_JOB_
Only the lines from the start of the data through the line with "const plain = v => String(v);" belong in the copy. Restate them word for word, minus the pictures.

_SUPPLIED MATERIAL_
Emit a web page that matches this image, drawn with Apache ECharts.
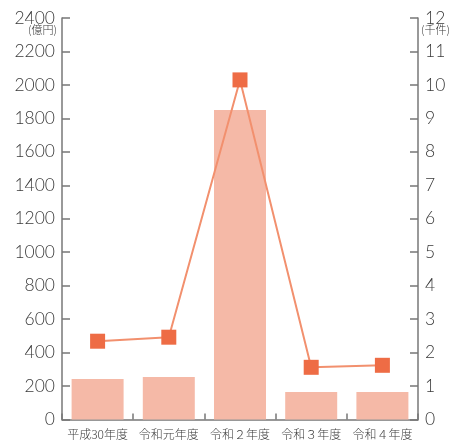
<!DOCTYPE html>
<html>
<head>
<meta charset="utf-8">
<script src="https://cdn.jsdelivr.net/npm/echarts@6/dist/echarts.min.js"></script>
<style>html,body{margin:0;padding:0;background:#fff;}#c{width:458px;height:441px;}</style>
</head>
<body>
<div id="c"></div>
<script>
const categories = ['平成30年度', '令和元年度', '令和２年度', '令和３年度', '令和４年度'];
const amountValues = [242, 254, 1850, 164, 164];       // 億円 (bars, left axis)
const countValues = [2.34, 2.46, 10.15, 1.56, 1.62];   // 千件 (line, right axis)
const leftUnit = '(億円)';
const rightUnit = '(千件)';

const chart = echarts.init(document.getElementById('c'), null, {renderer: 'canvas'});
const axisColor = '#777';
const textColor = '#3a3a3a';
const numFont = 'Lato';
const cjkFont = 'Noto Sans CJK JP';
const plain = v => String(v);

chart.setOption({
  animation: false,
  grid: {left: 62, right: 40, top: 18, bottom: 21.5, containLabel: false},
  xAxis: {
    type: 'category',
    data: categories,
    axisLine: {show: true, lineStyle: {color: axisColor, width: 1.5}},
    axisTick: {show: true, inside: true, length: 6, lineStyle: {color: axisColor, width: 1.5}},
    axisLabel: {color: textColor, fontSize: 12, fontFamily: cjkFont, fontWeight: 300, margin: 9, interval: 0}
  },
  yAxis: [
    {
      type: 'value', min: 0, max: 2400, interval: 200,
      axisLine: {show: true, lineStyle: {color: axisColor, width: 1.5}},
      axisTick: {show: true, inside: true, length: 8, lineStyle: {color: axisColor, width: 1.5}},
      splitLine: {show: false},
      axisLabel: {color: textColor, fontSize: 17.5, fontFamily: numFont, fontWeight: 300, margin: 7, formatter: plain}
    },
    {
      type: 'value', min: 0, max: 12, interval: 1,
      axisLine: {show: true, lineStyle: {color: axisColor, width: 1.5}},
      axisTick: {show: true, inside: true, length: 8, lineStyle: {color: axisColor, width: 1.5}},
      splitLine: {show: false},
      axisLabel: {color: textColor, fontSize: 17.5, fontFamily: numFont, fontWeight: 300, margin: 7, formatter: plain}
    }
  ],
  graphic: [
    {type: 'text', right: 401, top: 24, style: {text: leftUnit, fill: textColor, font: '300 11px "Noto Sans CJK JP"', textAlign: 'right'}},
    {type: 'text', left: 421, top: 24, style: {text: rightUnit, fill: textColor, font: '300 11px "Noto Sans CJK JP"'}}
  ],
  series: [
    {
      type: 'bar', yAxisIndex: 0, data: amountValues, barWidth: 52,
      itemStyle: {color: '#F5B9A7'}
    },
    {
      type: 'line', yAxisIndex: 1, data: countValues,
      symbol: 'rect', symbolSize: 15,
      lineStyle: {color: '#F2906E', width: 2},
      itemStyle: {color: '#EE6C45'}
    }
  ]
});
</script>
</body>
</html>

_RESULT_
Emit a web page that matches this image, drawn with Apache ECharts.
<!DOCTYPE html>
<html>
<head>
<meta charset="utf-8">
<script src="https://cdn.jsdelivr.net/npm/echarts@6/dist/echarts.min.js"></script>
<style>html,body{margin:0;padding:0;background:#fff;}#c{width:458px;height:441px;}</style>
</head>
<body>
<div id="c"></div>
<script>
const categories = ['平成30年度', '令和元年度', '令和２年度', '令和３年度', '令和４年度'];
const amountValues = [242, 254, 1850, 164, 164];       // 億円 (bars, left axis)
const countValues = [2.34, 2.46, 10.15, 1.56, 1.62];   // 千件 (line, right axis)
const leftUnit = '(億円)';
const rightUnit = '(千件)';

const chart = echarts.init(document.getElementById('c'), null, {renderer: 'canvas'});
const axisColor = '#777';
const textColor = '#3a3a3a';
const numFont = 'Lato';
const cjkFont = 'Noto Sans CJK JP';
const plain = v => String(v);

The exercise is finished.